Each member of the troupe has their part to play, even Bronski and Greenburg, who are always dreaming of the day they will play leading roles in the theatre troupe rather than being relegated to playing the spear carriers. Greenburg dreams of playing ‘Shylock the Jew’, poignant because he is Jewish himself. Both men do play the biggest roles of their lives in the climax of the film and Greenburg finally gets to deliver the lines of Shylock, “If you prick us, do we not bleed? If you tickle us, do we not laugh? If you poison us, do we not die?” The poignancy of the speech being delivered by a Jew to a troupe of Nazis offers a stark and powerful moment in the middle of the laughs.
The future Pope’s involvement in the Rhapsody theatre, operated on the understanding, as George Weigel puts it, that “the actor had a function not unlike a priest: to open up, through the materials of this world, the realm of transcendent truth”[1].

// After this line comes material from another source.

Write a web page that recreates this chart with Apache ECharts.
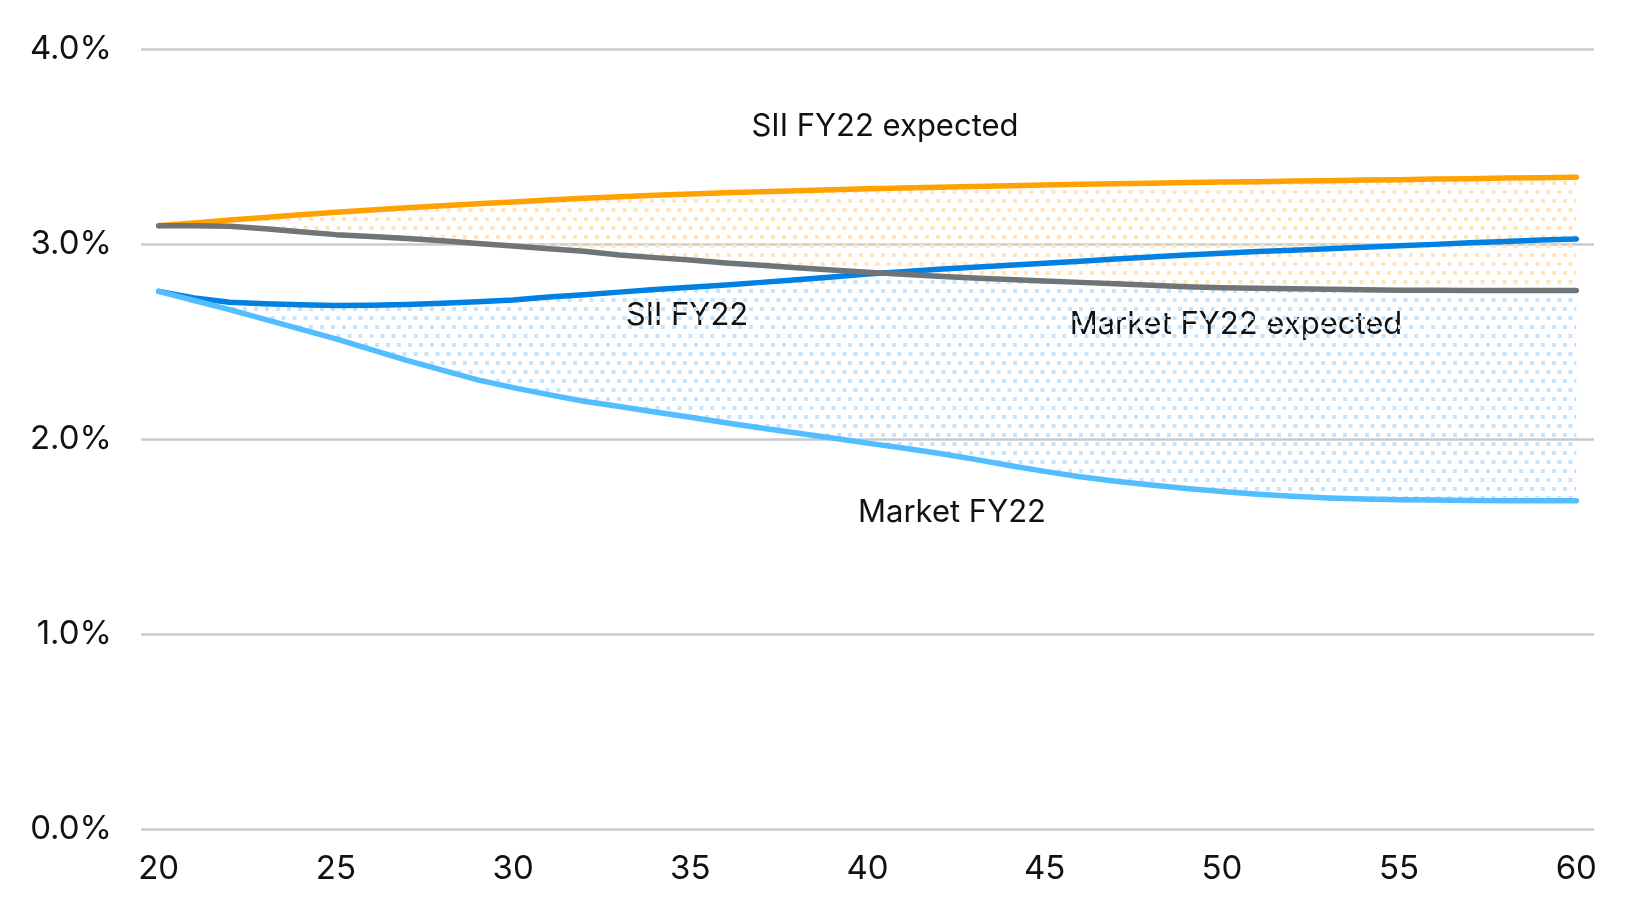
<!DOCTYPE html>
<html>
<head>
<meta charset="utf-8">
<script src="https://cdn.jsdelivr.net/npm/echarts@6/dist/echarts.min.js"></script>
<style>
html,body{margin:0;padding:0;background:#fff;}
#c{width:1646px;height:918px;}
</style>
</head>
<body>
<div id="c"></div>
<script>
const ages = [20,21,22,23,24,25,26,27,28,29,30,31,32,33,34,35,36,37,38,39,40,41,42,43,44,45,46,47,48,49,50,51,52,53,54,55,56,57,58,59,60];
const siiExpected = [3.095,3.11,3.125,3.138,3.152,3.165,3.177,3.188,3.198,3.208,3.218,3.228,3.237,3.245,3.252,3.259,3.265,3.27,3.275,3.28,3.285,3.289,3.293,3.297,3.301,3.305,3.308,3.311,3.314,3.317,3.32,3.322,3.325,3.327,3.33,3.332,3.335,3.337,3.34,3.342,3.344];
const marketExpected = [3.095,3.095,3.093,3.08,3.065,3.05,3.04,3.03,3.018,3.005,2.992,2.978,2.965,2.945,2.932,2.92,2.905,2.893,2.88,2.868,2.857,2.847,2.837,2.828,2.82,2.812,2.805,2.798,2.79,2.783,2.778,2.775,2.772,2.77,2.767,2.765,2.764,2.763,2.763,2.763,2.763];
const sii = [2.759,2.725,2.703,2.695,2.69,2.686,2.688,2.692,2.698,2.706,2.715,2.73,2.742,2.755,2.768,2.78,2.792,2.805,2.818,2.833,2.848,2.86,2.872,2.883,2.893,2.903,2.914,2.925,2.935,2.945,2.955,2.963,2.97,2.977,2.985,2.993,3.0,3.008,3.015,3.022,3.028];
const market = [2.759,2.712,2.665,2.615,2.565,2.515,2.46,2.405,2.355,2.305,2.265,2.229,2.195,2.168,2.14,2.113,2.085,2.058,2.032,2.006,1.98,1.955,1.928,1.898,1.865,1.835,1.808,1.785,1.765,1.747,1.732,1.718,1.707,1.699,1.694,1.69,1.688,1.686,1.685,1.684,1.684];
const yTicks = [0,1,2,3,4];
const labels = ['SII FY22 expected','SII FY22','Market FY22 expected','Market FY22'];

function dotPattern(color){
  const c = document.createElement('canvas');
  c.width = 11; c.height = 18;
  const g = c.getContext('2d');
  g.fillStyle = color;
  g.fillRect(1,1,4,4);
  g.fillRect(6.5,10,4,4);
  return c;
}

const cats = ages.map(String);
const blueTop = sii.map((v,i)=>Math.min(v, marketExpected[i]));
const blueBand = blueTop.map((v,i)=>Math.max(0, v - market[i]));
const orangeBand = siiExpected.map((v,i)=>v - marketExpected[i]);

const chart = echarts.init(document.getElementById('c'), null, {renderer:'canvas'});
const font = 'Inter, "Open Sans", sans-serif';
const lineSeries = (name, data, color, z) => ({
  name, type:'line', data, symbol:'none', smooth:false, z,
  lineStyle:{color, width:5.5, cap:'round', join:'round'}
});
const hidden = (data, stack) => ({
  type:'line', data, stack, symbol:'none', lineStyle:{width:0, opacity:0}, silent:true, z:1
});
const band = (data, stack, pattern) => ({
  type:'line', data, stack, symbol:'none', lineStyle:{width:0, opacity:0}, silent:true, z:1,
  areaStyle:{color:{image:pattern, repeat:'repeat'}, opacity:1}
});
const txt = (s, x, y) => ({type:'text', x, y, style:{text:s, font:'31px '+font, fill:'#111', align:'center', verticalAlign:'middle'}});

chart.setOption({
  animation:false,
  backgroundColor:'#fff',
  grid:{left:141, right:52, top:49.5, bottom:89, containLabel:false},
  xAxis:{
    type:'category', data:cats, boundaryGap:true,
    axisLine:{show:false}, axisTick:{show:false}, splitLine:{show:false},
    axisLabel:{interval:4, color:'#111', fontSize:33, fontFamily:font, margin:24}
  },
  yAxis:{
    type:'value', min:0, max:4, interval:1,
    axisLine:{show:false}, axisTick:{show:false},
    splitLine:{lineStyle:{color:'#C9CBCB', width:2.5}},
    axisLabel:{color:'#111', fontSize:33, fontFamily:font, margin:29,
      formatter:v=> yTicks.includes(v) ? v.toFixed(1)+'%' : ''}
  },
  series:[
    hidden(market,'b'),
    band(blueBand,'b',dotPattern('#C4E4FF')),
    hidden(marketExpected,'o'),
    band(orangeBand,'o',dotPattern('#FFE4BD')),
    lineSeries('SII FY22', sii, '#0080E3', 3),
    lineSeries('Market FY22', market, '#52BDFF', 4),
    lineSeries('SII FY22 expected', siiExpected, '#FFA100', 5),
    lineSeries('Market FY22 expected', marketExpected, '#6F7476', 6)
  ],
  graphic:[
    txt(labels[0], 885, 127),
    txt(labels[1], 687, 316),
    txt(labels[2], 1236, 325),
    txt(labels[3], 952, 513)
  ]
});
</script>
</body>
</html>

Greenburg and all of Lubitsch’s characters who make up the theatre troupe then, fulfil this function and use their ‘acting’ to open up and reveal truth. They perform to the various Nazis in the film, but it is us, the film’s audience, who witness Nazi ideology exposed and evil triumphed over by goodness in the form of comedy.
If this then, is the litmus test for what truly good art is, Lubitsch’s film soars above with the best, as we witness a multilayered “opening up” of truth through his skilled filmmaking and comic ability. We are given permission to laugh at and ridicule evil through the marvellously entertaining story, finding mirrored within, the very same reality depicted in art: Tura and his troupe putting their comic and artistic skills towards spotlighting truth in the battle between good and evil and the inherent dignity of the human person.
[1] George Weigel, Witness To Hope, Harper Collins, 1999, p 37.